◆ Directions ◆
Identify the lines bearing the string "this" and gather them.

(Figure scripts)
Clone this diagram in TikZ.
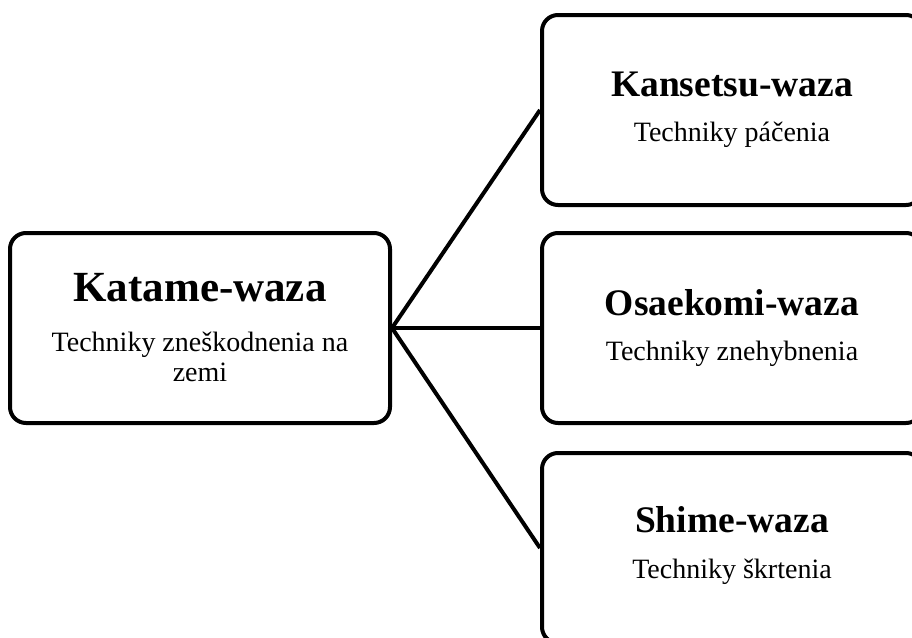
\documentclass[tikz,border=0pt]{standalone}
\usepackage{fontspec}
\setmainfont{Liberation Serif}
\begin{document}
\begin{tikzpicture}[x=1pt,y=-1pt,
  box/.style={draw, line width=4pt, rounded corners=16pt, minimum width=380pt, minimum height=190pt, inner sep=0pt, fill=white},
  ttl/.style={font=\bfseries\fontsize{37.5}{40}\selectfont, inner sep=0pt, anchor=base},
  bigttl/.style={font=\bfseries\fontsize{43}{46}\selectfont, inner sep=0pt, anchor=base},
  sub/.style={font=\fontsize{28}{30}\selectfont, inner sep=0pt, anchor=base, align=center},
  link/.style={line width=4pt}]
\useasboundingbox (0,0) rectangle (912,637);
\node[box] (main) at (200,328) {};
\node[box] (k) at (732,110) {};
\node[box] (o) at (732,328) {};
\node[box] (s) at (732,548) {};
\draw[link] (main.east) -- (k.west);
\draw[link] (main.east) -- (o.west);
\draw[link] (main.east) -- (s.west);
\node[bigttl] (mt) at ([yshift=-70pt]main.north) {Katame-waza};
\node[sub] (ms) at ([yshift=-150pt]main.north) {Techniky zneškodnenia na\\zemi};
\node[ttl] (kt) at ([yshift=-83pt]k.north) {Kansetsu-waza};
\node[sub] (ks) at ([yshift=-128pt]k.north) {Techniky páčenia};
\node[ttl] (ot) at ([yshift=-84pt]o.north) {Osaekomi-waza};
\node[sub] (os) at ([yshift=-129pt]o.north) {Techniky znehybnenia};
\node[ttl] (st) at ([yshift=-81pt]s.north) {Shime-waza};
\node[sub] (ss) at ([yshift=-127pt]s.north) {Techniky škrtenia};
\end{tikzpicture}
\end{document}
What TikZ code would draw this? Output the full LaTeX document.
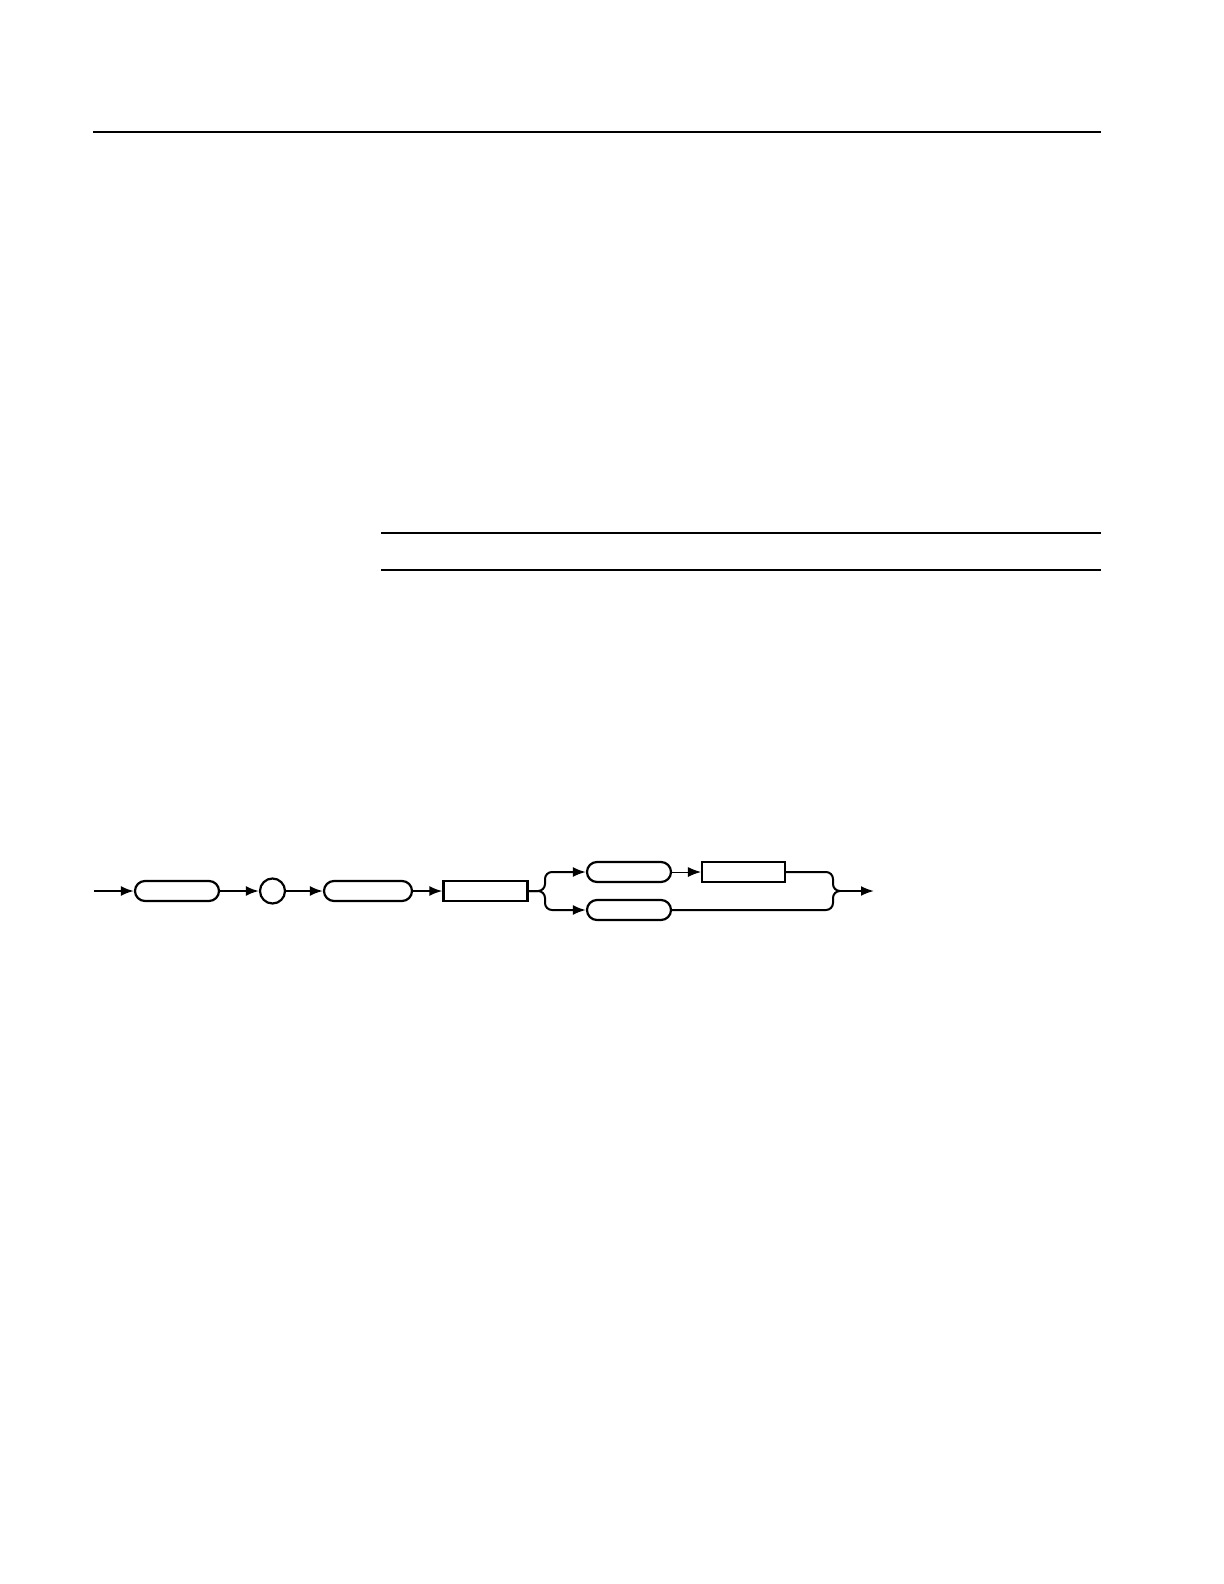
\documentclass[tikz,border=0pt]{standalone}
\usepackage{tikz}
\usetikzlibrary{arrows.meta}
\tikzset{
    node style kw/.style={draw,rounded corners=5pt,minimum width=42pt,minimum height=10pt,inner sep=0pt,line width=1.1pt},
    node style arg/.style={draw,rectangle,minimum width=42pt,minimum height=10pt,inner sep=0pt,line width=1.1pt},
    node style sep/.style={draw,circle,minimum size=12.5pt,inner sep=0pt,line width=1.1pt},
    rule style/.style={line width=0.6pt},
}
\begin{document}
\begin{tikzpicture}[x=0.5pt,y=-0.5pt,>={Latex[length=6.5pt,width=5pt]},line width=1pt]
\useasboundingbox (0,0) rectangle (1224,1584);
% page rules
\coordinate (r1a) at (93,132);  \coordinate (r1b) at (1101,132);
\coordinate (r2a) at (381,533); \coordinate (r2b) at (1101,533);
\coordinate (r3a) at (381,570); \coordinate (r3b) at (1101,570);
\draw [rule style] (r1a) -- (r1b);
\draw [rule style] (r2a) -- (r2b);
\draw [rule style] (r3a) -- (r3b);
%
\node [node style kw] (kwA) at (177,891) {};
\node [node style sep] (colon) at (272.5,891) {};
\node [node style kw,minimum width=44pt] (kwB) at (368,891) {};
\node [node style arg] (argA) at (485.5,891) {};
\node [node style kw] (kwC) at (629,872) {};
\node [node style arg,minimum width=41.5pt] (argB) at (743.5,872) {};
\node [node style kw] (kwD) at (629,910) {};
\coordinate (start) at (94,891);
\coordinate (join) at (840,891);
\coordinate (finish) at (874,891);
%
% %arrows of the main line
\draw [->] (start) -- (kwA.west);
\draw [->] (kwA.east) -- (colon.west);
\draw [->] (colon.east) -- (kwB.west);
\draw [->] (kwB.east) -- (argA.west);
% branches
\draw [->,rounded corners=3.5pt] (argA.east) -- (545,891) -- (545,872) -- (kwC.west);
\draw [->,rounded corners=3.5pt] (argA.east) -- (545,891) -- (545,910) -- (kwD.west);
\draw [->,line width=0.5pt] (kwC.east) -- (argB.west);
\draw [rounded corners=3.5pt] (argB.east) -- (833,872) -- (833,891) -- (join);
\draw [rounded corners=3.5pt] (kwD.east) -- (833,910) -- (833,891) -- (join);
\draw [->] (join) -- (finish);
\end{tikzpicture}
\end{document}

◆ Response ◆
Clone this diagram in TikZ.
What TikZ code would draw this? Output the full LaTeX document.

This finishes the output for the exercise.